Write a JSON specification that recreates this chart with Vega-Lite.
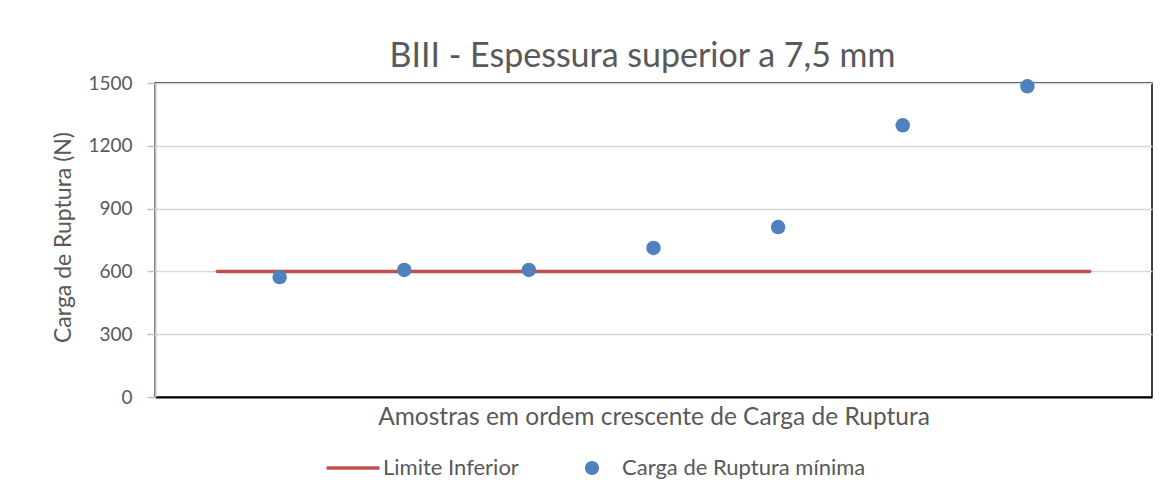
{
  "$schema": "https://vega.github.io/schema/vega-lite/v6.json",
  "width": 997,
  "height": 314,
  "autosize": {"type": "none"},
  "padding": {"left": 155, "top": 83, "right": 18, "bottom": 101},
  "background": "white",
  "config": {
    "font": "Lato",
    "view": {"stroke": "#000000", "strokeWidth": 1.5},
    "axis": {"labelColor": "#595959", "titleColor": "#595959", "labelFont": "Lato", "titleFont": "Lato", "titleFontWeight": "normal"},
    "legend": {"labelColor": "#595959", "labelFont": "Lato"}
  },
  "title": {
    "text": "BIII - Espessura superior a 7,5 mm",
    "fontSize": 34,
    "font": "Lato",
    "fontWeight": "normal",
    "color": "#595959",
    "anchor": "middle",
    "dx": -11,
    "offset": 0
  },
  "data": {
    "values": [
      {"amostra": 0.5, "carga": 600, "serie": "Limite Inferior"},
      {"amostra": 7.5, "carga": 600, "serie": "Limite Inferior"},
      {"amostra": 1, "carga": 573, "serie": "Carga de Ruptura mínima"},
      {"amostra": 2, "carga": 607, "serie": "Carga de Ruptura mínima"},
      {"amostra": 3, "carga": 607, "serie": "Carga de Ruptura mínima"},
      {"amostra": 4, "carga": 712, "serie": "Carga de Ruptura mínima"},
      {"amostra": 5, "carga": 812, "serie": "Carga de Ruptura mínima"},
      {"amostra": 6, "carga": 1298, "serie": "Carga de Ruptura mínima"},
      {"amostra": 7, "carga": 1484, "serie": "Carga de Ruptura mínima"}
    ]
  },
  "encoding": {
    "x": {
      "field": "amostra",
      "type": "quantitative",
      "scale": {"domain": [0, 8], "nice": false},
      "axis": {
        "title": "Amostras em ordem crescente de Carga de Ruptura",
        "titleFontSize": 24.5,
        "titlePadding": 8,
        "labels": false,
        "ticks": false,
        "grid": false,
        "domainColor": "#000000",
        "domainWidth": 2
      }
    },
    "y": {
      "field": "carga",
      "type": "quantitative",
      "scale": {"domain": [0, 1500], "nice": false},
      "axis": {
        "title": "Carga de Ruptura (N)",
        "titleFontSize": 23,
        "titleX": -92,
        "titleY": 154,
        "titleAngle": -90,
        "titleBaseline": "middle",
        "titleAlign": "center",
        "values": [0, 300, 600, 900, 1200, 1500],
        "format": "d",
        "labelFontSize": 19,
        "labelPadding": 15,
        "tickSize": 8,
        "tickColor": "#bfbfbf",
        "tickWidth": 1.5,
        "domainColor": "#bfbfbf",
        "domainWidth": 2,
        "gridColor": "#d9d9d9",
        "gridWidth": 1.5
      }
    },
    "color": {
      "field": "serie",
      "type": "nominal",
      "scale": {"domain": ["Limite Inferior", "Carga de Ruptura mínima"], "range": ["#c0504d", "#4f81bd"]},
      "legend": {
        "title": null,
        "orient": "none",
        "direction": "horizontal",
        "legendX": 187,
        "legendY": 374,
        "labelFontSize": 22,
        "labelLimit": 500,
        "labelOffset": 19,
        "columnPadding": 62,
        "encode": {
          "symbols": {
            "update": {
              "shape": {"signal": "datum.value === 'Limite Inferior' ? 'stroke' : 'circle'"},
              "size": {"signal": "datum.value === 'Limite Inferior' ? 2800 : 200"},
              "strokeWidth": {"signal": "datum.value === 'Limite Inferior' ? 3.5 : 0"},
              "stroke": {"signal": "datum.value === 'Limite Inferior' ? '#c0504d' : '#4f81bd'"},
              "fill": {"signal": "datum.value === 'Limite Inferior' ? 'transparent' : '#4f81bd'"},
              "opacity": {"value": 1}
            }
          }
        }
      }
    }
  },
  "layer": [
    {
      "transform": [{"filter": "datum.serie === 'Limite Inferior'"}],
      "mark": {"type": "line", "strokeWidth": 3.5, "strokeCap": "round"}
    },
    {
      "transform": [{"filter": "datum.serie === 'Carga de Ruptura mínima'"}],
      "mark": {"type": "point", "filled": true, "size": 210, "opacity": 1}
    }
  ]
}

...

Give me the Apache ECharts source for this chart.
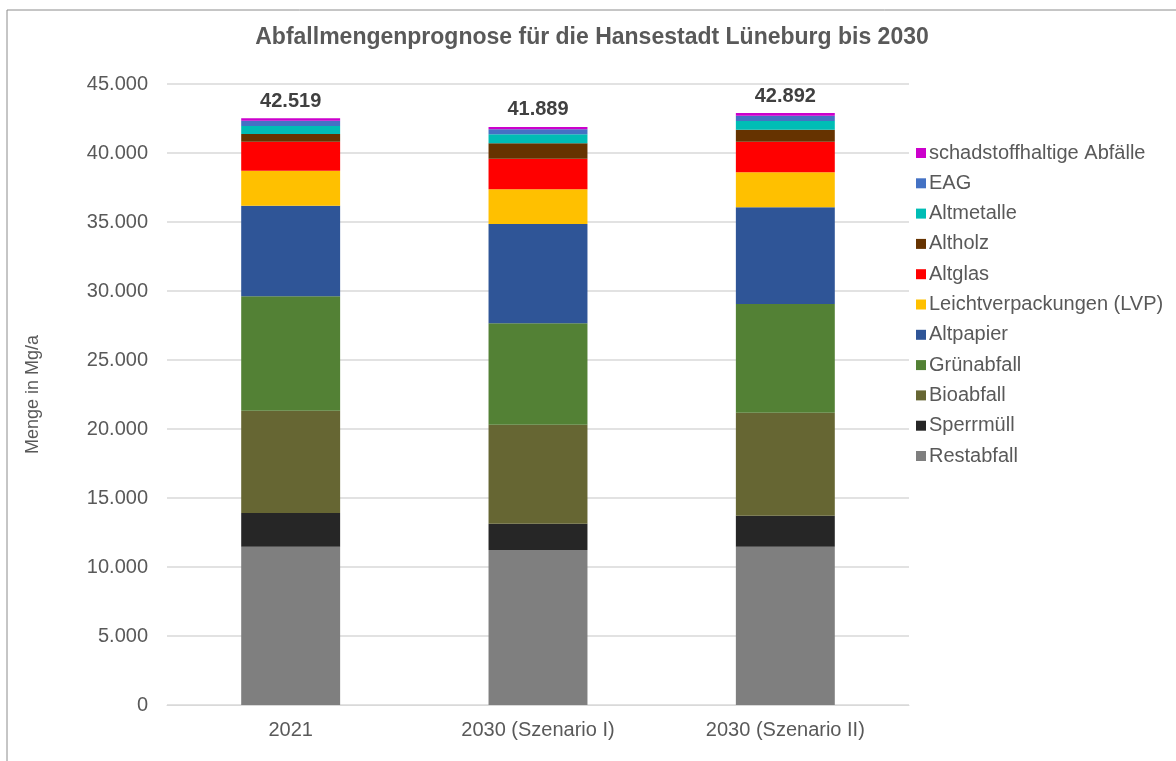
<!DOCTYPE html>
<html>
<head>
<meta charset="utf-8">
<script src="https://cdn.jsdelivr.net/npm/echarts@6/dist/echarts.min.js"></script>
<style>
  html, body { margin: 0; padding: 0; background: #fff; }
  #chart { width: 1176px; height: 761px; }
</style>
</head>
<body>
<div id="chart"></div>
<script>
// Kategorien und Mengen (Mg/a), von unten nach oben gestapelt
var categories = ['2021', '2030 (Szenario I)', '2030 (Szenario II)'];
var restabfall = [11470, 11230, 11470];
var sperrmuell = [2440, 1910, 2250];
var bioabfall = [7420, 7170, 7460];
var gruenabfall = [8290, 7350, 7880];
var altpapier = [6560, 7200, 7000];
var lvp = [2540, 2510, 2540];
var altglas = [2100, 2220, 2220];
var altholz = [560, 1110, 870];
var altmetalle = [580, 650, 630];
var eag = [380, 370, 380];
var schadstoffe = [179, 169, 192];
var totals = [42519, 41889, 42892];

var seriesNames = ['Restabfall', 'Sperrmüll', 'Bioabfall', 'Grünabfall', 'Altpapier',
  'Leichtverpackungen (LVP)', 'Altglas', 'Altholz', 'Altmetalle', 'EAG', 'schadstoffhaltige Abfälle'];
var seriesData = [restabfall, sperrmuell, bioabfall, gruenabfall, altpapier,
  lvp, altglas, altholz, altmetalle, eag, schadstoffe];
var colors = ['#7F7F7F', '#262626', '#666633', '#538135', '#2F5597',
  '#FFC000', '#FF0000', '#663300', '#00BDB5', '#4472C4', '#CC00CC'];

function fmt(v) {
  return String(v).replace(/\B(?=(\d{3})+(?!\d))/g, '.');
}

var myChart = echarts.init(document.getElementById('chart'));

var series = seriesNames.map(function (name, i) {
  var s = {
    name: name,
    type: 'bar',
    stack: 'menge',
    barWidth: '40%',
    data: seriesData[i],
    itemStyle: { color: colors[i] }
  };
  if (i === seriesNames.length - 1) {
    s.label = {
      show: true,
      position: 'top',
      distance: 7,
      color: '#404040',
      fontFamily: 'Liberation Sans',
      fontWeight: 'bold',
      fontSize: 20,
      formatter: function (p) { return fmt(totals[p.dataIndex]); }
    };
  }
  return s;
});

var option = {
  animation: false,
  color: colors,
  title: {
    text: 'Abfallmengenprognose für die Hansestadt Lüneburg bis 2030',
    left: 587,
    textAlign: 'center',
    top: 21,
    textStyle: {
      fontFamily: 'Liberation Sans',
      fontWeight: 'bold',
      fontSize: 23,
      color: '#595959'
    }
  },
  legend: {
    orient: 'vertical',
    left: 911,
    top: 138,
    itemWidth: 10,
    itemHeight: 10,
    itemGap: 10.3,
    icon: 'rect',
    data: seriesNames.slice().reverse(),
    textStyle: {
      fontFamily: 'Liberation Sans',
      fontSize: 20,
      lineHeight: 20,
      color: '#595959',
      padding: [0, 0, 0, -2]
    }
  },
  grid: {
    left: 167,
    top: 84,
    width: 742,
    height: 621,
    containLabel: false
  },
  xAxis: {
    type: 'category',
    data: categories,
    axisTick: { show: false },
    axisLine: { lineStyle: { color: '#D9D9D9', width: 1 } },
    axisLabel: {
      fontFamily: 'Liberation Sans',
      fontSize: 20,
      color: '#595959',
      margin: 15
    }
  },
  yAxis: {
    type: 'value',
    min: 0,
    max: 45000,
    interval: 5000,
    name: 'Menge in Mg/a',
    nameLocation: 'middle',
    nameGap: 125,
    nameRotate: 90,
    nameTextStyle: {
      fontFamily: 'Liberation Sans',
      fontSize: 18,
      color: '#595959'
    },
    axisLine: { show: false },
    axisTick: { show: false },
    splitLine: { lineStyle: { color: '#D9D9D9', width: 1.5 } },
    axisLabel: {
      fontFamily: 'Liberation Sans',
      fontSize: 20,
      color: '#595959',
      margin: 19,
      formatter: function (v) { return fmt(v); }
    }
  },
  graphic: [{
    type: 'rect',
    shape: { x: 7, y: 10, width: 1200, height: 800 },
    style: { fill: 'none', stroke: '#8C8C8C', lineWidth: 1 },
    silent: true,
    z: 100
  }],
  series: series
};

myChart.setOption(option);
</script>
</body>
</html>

Aim of the task
Give the number of lines in the listing above that hold the string "this", with nothing else.

Problem solution
2